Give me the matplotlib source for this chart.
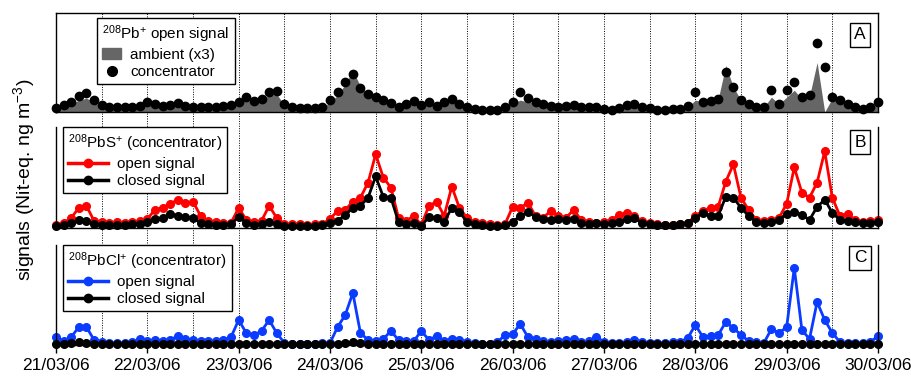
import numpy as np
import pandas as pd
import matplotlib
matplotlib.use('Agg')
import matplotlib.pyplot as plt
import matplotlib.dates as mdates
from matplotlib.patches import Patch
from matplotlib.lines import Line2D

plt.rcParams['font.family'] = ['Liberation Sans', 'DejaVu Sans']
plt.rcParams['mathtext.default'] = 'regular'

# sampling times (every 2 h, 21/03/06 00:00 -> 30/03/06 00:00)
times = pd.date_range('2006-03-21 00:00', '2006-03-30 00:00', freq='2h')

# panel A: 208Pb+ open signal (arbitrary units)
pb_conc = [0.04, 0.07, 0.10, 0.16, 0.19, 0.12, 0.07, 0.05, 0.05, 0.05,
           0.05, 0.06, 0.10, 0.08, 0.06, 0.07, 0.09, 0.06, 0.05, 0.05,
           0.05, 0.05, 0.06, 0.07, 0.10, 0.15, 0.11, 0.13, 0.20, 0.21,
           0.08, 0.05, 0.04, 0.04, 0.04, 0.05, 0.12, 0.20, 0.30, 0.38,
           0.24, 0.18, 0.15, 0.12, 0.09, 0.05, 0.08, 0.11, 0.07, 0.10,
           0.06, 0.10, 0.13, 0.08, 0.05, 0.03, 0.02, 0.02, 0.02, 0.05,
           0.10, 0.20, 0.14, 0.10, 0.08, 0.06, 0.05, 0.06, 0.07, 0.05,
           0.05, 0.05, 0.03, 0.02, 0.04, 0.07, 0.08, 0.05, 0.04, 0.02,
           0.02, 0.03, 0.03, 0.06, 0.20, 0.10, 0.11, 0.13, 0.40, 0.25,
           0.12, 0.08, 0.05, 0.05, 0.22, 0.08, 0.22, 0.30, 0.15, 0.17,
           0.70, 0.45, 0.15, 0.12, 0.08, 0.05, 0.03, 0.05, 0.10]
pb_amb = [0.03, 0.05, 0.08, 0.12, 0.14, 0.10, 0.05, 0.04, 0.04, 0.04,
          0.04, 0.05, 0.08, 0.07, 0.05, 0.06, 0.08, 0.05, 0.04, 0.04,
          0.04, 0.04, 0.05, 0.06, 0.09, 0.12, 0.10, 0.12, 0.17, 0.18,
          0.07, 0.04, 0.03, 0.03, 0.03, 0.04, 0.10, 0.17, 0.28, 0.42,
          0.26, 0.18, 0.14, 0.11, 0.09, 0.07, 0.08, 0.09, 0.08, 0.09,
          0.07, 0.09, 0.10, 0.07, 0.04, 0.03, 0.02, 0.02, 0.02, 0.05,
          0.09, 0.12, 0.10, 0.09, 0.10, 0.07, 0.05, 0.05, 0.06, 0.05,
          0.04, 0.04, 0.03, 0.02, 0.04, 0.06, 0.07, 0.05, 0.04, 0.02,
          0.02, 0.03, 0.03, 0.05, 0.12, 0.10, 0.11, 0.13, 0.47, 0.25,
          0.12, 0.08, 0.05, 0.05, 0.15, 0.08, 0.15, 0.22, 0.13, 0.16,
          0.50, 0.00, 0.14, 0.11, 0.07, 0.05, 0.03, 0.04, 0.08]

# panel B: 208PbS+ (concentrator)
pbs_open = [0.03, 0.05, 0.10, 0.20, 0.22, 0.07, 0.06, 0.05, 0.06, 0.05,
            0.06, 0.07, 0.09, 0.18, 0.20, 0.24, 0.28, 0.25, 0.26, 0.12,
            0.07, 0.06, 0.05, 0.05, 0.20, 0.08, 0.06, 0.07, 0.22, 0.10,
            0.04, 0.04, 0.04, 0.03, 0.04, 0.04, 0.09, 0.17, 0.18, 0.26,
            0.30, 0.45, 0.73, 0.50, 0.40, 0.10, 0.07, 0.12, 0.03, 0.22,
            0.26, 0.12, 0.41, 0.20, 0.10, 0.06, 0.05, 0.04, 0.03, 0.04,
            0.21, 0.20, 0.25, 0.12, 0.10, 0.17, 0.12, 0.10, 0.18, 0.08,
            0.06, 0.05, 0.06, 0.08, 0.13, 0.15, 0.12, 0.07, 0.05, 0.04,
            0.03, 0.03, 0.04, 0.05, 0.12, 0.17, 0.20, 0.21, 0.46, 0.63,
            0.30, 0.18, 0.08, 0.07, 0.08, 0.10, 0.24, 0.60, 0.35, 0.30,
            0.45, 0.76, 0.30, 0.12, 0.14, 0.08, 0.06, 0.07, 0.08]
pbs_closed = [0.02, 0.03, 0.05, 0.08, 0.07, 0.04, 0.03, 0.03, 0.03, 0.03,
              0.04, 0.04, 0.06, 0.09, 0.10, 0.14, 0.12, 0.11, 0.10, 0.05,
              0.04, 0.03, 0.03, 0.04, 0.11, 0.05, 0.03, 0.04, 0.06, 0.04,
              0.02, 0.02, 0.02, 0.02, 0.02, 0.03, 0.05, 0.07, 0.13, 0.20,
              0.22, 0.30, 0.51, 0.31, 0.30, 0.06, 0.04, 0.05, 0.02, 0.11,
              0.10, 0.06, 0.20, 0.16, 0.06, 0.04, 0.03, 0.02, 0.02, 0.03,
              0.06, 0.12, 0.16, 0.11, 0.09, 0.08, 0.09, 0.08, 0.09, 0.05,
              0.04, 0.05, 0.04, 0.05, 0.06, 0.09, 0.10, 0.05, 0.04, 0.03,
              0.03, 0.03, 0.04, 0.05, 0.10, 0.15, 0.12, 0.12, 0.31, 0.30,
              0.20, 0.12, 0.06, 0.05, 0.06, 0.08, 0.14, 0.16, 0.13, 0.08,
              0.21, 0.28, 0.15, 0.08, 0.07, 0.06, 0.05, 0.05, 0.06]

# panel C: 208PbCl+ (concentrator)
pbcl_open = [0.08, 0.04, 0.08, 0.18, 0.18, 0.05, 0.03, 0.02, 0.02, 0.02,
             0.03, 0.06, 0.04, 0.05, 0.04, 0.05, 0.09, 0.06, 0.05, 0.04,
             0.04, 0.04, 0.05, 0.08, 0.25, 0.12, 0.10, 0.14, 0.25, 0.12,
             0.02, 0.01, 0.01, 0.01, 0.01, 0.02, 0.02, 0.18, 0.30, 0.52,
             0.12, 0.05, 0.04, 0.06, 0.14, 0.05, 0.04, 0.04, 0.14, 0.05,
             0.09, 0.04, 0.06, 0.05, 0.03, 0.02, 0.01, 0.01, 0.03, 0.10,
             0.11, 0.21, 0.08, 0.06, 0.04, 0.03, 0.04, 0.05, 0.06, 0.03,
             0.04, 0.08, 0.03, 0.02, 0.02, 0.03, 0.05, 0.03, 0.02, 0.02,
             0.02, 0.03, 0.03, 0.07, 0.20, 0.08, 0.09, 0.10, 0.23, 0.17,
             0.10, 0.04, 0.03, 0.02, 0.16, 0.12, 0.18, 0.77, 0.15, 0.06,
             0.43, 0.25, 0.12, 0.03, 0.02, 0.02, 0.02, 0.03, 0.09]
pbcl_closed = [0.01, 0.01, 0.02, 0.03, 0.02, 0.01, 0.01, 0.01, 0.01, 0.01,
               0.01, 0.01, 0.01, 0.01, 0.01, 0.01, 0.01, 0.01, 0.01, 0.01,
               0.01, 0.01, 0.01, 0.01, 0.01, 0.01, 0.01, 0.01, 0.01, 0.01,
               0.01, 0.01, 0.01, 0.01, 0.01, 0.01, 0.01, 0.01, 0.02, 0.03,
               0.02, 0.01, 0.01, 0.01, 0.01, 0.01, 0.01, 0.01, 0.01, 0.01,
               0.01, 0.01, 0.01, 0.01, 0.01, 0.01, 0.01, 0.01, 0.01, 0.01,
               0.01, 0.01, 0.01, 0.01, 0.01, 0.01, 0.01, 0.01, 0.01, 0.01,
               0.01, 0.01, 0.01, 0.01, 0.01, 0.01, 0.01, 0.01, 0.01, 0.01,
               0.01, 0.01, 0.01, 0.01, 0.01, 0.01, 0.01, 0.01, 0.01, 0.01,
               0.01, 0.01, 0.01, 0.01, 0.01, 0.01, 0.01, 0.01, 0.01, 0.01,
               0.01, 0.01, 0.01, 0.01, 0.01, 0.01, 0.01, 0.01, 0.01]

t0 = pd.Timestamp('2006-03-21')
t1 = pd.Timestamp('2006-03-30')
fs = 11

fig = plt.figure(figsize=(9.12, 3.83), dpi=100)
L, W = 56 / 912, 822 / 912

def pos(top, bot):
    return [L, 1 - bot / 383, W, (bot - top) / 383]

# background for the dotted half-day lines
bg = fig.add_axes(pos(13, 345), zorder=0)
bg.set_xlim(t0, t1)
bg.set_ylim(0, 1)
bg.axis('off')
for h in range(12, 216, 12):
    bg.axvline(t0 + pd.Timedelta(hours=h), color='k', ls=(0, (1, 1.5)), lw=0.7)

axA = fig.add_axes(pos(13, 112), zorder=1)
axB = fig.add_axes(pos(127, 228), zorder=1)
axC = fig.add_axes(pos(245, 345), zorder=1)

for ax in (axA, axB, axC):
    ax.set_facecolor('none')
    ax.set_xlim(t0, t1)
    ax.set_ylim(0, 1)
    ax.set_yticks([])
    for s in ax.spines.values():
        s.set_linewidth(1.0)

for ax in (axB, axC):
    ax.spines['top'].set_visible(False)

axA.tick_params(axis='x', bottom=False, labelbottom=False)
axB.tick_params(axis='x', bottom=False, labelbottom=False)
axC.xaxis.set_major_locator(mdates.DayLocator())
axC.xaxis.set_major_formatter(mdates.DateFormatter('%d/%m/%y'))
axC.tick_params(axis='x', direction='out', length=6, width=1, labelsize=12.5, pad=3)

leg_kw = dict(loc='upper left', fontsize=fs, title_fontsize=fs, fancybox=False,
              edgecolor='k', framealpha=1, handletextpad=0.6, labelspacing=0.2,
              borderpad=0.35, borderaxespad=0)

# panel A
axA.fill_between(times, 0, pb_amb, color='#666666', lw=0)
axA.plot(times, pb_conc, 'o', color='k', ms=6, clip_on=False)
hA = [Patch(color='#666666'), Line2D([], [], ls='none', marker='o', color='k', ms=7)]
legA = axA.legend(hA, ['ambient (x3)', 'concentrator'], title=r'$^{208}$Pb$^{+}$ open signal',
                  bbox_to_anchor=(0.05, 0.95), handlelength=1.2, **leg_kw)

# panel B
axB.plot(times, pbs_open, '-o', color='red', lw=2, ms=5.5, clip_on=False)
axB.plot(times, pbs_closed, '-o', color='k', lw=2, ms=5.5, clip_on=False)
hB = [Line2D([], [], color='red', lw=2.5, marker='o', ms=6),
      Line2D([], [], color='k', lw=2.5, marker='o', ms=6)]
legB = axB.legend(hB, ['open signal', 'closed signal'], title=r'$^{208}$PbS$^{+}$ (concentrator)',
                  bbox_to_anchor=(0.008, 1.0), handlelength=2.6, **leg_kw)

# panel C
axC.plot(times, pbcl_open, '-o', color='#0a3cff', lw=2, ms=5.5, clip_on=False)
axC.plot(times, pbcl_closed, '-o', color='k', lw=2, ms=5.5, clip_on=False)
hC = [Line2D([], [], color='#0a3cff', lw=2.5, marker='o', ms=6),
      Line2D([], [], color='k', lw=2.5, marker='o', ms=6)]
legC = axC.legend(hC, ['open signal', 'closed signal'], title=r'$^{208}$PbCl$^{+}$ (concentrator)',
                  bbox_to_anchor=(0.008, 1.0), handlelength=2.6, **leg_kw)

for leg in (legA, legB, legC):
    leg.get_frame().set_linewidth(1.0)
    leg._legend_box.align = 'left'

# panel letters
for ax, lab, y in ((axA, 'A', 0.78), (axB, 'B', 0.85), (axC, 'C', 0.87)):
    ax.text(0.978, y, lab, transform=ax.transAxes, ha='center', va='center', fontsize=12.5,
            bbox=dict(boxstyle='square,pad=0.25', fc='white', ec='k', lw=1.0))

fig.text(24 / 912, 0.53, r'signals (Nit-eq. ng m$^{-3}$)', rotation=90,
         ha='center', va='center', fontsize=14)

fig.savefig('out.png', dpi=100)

==

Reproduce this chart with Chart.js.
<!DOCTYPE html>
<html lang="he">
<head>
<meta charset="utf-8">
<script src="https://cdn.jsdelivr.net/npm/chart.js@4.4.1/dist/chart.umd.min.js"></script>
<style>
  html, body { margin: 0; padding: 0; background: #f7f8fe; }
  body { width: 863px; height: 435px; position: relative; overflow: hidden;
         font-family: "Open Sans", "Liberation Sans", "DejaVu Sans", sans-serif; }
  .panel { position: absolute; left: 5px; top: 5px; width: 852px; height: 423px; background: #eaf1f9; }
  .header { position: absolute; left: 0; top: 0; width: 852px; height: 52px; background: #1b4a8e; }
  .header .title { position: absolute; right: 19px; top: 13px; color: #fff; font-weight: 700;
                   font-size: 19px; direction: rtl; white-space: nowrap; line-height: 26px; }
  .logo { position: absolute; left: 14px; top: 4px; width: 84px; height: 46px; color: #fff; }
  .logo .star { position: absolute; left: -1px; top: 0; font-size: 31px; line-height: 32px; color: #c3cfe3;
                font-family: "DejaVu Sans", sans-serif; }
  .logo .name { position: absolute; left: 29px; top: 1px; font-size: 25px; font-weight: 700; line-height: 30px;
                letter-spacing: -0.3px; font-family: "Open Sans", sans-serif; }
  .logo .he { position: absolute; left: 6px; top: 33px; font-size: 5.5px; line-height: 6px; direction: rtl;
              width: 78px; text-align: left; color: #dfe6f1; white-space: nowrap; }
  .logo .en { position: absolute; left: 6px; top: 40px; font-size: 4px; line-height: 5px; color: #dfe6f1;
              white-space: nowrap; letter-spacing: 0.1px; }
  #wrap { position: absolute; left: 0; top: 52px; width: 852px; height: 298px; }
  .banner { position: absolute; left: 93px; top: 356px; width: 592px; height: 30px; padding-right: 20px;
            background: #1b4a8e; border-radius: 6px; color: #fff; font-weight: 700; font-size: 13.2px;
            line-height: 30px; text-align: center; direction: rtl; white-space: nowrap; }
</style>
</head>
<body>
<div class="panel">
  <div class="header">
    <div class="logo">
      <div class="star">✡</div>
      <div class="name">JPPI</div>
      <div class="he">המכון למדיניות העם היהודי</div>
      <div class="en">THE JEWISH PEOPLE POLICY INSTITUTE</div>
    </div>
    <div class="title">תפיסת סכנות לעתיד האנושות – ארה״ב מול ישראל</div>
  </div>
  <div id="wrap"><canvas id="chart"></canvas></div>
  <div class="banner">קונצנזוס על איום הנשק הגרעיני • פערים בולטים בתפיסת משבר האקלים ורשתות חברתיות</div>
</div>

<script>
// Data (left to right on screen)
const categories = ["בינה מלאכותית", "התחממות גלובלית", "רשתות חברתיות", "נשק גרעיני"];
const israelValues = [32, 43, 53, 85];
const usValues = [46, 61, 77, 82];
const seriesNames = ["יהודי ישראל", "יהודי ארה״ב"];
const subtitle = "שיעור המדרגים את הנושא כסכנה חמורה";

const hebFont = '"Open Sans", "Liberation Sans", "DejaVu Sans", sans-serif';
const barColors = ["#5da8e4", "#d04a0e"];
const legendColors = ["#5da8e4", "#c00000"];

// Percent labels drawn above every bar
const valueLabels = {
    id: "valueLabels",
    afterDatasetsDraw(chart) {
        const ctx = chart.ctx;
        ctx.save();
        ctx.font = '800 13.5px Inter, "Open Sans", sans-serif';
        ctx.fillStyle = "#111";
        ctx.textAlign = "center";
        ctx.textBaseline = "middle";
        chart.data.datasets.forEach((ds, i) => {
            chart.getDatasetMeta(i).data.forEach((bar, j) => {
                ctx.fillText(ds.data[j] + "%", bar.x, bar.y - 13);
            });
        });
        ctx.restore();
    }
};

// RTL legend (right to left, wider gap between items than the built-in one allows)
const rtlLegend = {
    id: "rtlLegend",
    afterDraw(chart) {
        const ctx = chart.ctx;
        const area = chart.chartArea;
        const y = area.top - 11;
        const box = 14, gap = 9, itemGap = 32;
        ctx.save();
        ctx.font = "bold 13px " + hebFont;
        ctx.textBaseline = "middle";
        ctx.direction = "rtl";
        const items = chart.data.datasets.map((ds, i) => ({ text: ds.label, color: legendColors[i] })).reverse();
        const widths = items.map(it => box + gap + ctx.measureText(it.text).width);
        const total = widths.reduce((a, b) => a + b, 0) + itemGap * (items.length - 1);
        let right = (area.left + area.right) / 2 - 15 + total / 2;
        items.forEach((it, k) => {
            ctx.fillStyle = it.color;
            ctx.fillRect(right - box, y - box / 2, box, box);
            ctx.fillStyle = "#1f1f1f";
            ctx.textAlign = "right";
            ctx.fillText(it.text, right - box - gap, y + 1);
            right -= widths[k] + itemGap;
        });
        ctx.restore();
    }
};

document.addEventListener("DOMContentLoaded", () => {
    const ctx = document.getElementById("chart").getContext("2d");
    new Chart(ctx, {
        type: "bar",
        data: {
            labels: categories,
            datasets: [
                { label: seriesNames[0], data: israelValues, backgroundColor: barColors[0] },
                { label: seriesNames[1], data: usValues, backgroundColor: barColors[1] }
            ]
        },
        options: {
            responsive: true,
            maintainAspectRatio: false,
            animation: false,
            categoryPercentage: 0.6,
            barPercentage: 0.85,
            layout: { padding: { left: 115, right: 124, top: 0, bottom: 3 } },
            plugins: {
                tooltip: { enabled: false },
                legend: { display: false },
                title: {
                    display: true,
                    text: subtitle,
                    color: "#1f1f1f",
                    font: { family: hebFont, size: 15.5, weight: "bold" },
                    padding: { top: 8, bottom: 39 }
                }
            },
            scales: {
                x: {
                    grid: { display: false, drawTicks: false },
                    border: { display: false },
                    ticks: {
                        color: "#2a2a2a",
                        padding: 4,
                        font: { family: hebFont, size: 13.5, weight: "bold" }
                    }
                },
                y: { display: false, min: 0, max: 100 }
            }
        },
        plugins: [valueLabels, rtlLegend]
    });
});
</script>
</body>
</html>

* * *

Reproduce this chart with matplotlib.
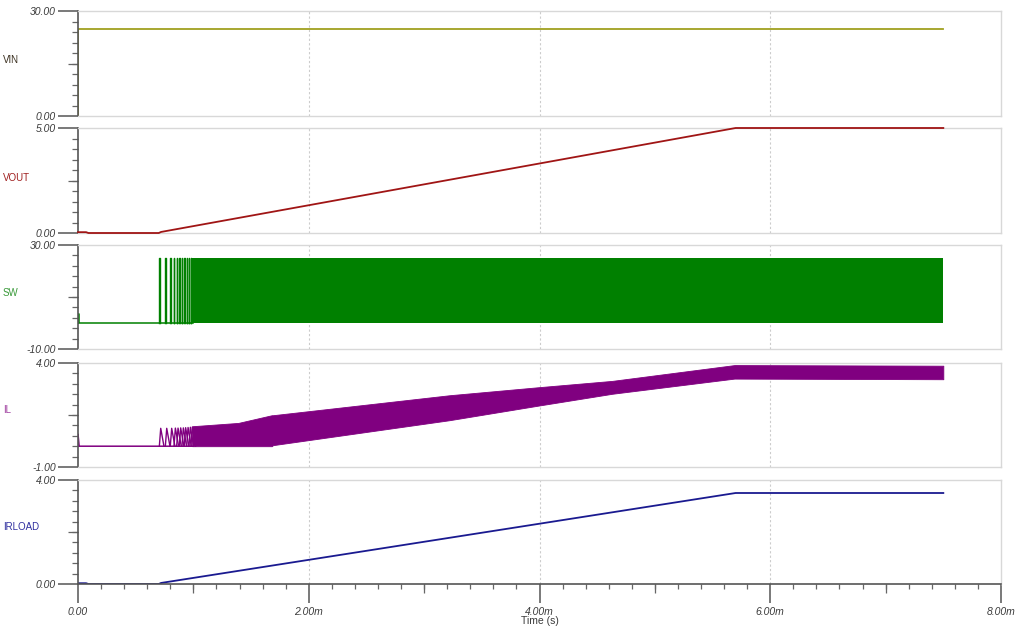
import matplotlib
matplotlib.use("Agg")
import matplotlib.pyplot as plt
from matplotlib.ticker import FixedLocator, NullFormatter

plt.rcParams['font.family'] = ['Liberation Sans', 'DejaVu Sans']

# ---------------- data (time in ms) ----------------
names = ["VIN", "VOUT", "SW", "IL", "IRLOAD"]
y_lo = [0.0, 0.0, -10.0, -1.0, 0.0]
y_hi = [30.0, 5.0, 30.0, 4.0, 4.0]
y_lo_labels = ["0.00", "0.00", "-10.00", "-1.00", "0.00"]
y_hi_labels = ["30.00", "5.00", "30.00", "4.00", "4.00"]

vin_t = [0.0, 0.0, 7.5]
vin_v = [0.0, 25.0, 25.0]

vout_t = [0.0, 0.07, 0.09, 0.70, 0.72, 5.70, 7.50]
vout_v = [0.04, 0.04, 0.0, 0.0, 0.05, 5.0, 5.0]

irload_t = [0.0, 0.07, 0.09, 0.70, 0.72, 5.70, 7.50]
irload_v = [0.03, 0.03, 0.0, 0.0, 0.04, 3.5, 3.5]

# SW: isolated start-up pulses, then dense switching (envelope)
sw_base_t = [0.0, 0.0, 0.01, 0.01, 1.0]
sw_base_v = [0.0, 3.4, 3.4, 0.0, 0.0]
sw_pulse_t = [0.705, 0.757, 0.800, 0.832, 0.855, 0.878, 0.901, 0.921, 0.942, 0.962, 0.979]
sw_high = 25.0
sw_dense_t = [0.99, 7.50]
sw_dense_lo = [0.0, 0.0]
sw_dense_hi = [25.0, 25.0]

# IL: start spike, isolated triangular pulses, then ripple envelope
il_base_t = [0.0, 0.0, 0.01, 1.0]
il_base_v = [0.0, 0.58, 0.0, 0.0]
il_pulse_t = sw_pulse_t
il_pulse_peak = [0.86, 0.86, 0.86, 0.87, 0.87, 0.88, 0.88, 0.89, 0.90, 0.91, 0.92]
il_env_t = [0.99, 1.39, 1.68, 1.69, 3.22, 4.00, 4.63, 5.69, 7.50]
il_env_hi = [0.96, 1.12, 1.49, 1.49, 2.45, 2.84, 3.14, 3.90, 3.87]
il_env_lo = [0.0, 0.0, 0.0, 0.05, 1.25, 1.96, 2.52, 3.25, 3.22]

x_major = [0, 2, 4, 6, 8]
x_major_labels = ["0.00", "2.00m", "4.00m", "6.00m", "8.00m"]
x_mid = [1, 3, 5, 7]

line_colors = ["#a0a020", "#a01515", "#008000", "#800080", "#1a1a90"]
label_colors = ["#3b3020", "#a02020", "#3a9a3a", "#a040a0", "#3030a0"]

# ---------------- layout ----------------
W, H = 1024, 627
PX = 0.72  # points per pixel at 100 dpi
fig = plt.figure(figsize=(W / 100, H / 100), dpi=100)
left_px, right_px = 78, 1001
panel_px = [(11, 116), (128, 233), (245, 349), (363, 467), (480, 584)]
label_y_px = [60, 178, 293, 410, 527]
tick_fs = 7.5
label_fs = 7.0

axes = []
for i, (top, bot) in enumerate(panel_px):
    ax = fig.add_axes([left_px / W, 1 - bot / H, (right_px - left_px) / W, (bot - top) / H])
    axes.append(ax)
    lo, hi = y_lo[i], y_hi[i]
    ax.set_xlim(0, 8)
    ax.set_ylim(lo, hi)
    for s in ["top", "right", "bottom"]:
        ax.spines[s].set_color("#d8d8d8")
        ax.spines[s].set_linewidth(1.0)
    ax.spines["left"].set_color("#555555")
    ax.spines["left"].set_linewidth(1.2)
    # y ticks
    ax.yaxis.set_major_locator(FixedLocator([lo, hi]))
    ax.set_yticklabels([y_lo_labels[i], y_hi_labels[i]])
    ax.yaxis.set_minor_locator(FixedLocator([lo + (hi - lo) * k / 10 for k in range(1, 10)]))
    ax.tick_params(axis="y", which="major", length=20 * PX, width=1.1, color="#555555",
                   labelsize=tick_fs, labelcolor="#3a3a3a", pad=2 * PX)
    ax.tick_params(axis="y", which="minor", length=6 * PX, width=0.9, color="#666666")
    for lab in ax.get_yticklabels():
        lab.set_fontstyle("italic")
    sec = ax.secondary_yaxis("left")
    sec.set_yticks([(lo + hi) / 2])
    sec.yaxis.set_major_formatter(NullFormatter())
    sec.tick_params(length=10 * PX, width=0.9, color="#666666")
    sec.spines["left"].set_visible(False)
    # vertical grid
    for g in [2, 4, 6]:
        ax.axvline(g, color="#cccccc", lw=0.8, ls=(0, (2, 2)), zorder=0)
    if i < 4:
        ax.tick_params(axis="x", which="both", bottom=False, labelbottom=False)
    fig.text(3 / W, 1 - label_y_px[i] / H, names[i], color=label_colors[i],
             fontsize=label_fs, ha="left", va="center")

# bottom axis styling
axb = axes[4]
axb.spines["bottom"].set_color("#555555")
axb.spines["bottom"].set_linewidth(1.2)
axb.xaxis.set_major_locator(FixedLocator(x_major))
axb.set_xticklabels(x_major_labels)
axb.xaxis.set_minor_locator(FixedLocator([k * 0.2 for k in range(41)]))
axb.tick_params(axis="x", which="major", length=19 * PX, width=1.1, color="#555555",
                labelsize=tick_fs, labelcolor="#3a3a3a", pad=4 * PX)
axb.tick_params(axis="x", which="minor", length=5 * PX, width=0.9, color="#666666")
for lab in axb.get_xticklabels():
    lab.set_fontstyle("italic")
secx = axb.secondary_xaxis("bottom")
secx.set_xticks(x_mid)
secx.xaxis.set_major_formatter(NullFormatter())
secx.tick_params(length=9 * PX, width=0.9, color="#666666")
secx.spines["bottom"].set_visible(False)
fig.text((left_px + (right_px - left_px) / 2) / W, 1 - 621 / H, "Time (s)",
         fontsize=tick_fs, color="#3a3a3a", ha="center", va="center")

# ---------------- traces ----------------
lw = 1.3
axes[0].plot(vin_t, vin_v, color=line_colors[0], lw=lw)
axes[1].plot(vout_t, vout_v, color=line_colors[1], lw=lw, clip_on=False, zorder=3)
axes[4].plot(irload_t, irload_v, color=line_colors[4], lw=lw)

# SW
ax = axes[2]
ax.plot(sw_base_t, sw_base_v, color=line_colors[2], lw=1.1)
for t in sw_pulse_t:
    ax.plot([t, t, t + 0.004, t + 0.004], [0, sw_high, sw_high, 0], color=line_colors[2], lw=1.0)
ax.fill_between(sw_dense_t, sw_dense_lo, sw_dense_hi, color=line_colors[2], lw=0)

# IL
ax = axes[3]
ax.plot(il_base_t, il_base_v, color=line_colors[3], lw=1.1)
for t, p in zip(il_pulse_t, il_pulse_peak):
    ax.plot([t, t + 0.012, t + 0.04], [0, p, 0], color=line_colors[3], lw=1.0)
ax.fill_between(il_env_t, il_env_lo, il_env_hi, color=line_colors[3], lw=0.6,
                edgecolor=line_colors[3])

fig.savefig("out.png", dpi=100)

REQUIREMENTS =
All lines above starting at the one with "Reproduce this chart with matplotlib." and ending at the one with "vin_v = [0.0, 25.0, 25.0]", inclusive, are to be printed again exactly, with the pictures left out.

SOLUTION TO THIS EXERCISE =
Reproduce this chart with matplotlib.
import matplotlib
matplotlib.use("Agg")
import matplotlib.pyplot as plt
from matplotlib.ticker import FixedLocator, NullFormatter

plt.rcParams['font.family'] = ['Liberation Sans', 'DejaVu Sans']

# ---------------- data (time in ms) ----------------
names = ["VIN", "VOUT", "SW", "IL", "IRLOAD"]
y_lo = [0.0, 0.0, -10.0, -1.0, 0.0]
y_hi = [30.0, 5.0, 30.0, 4.0, 4.0]
y_lo_labels = ["0.00", "0.00", "-10.00", "-1.00", "0.00"]
y_hi_labels = ["30.00", "5.00", "30.00", "4.00", "4.00"]

vin_t = [0.0, 0.0, 7.5]
vin_v = [0.0, 25.0, 25.0]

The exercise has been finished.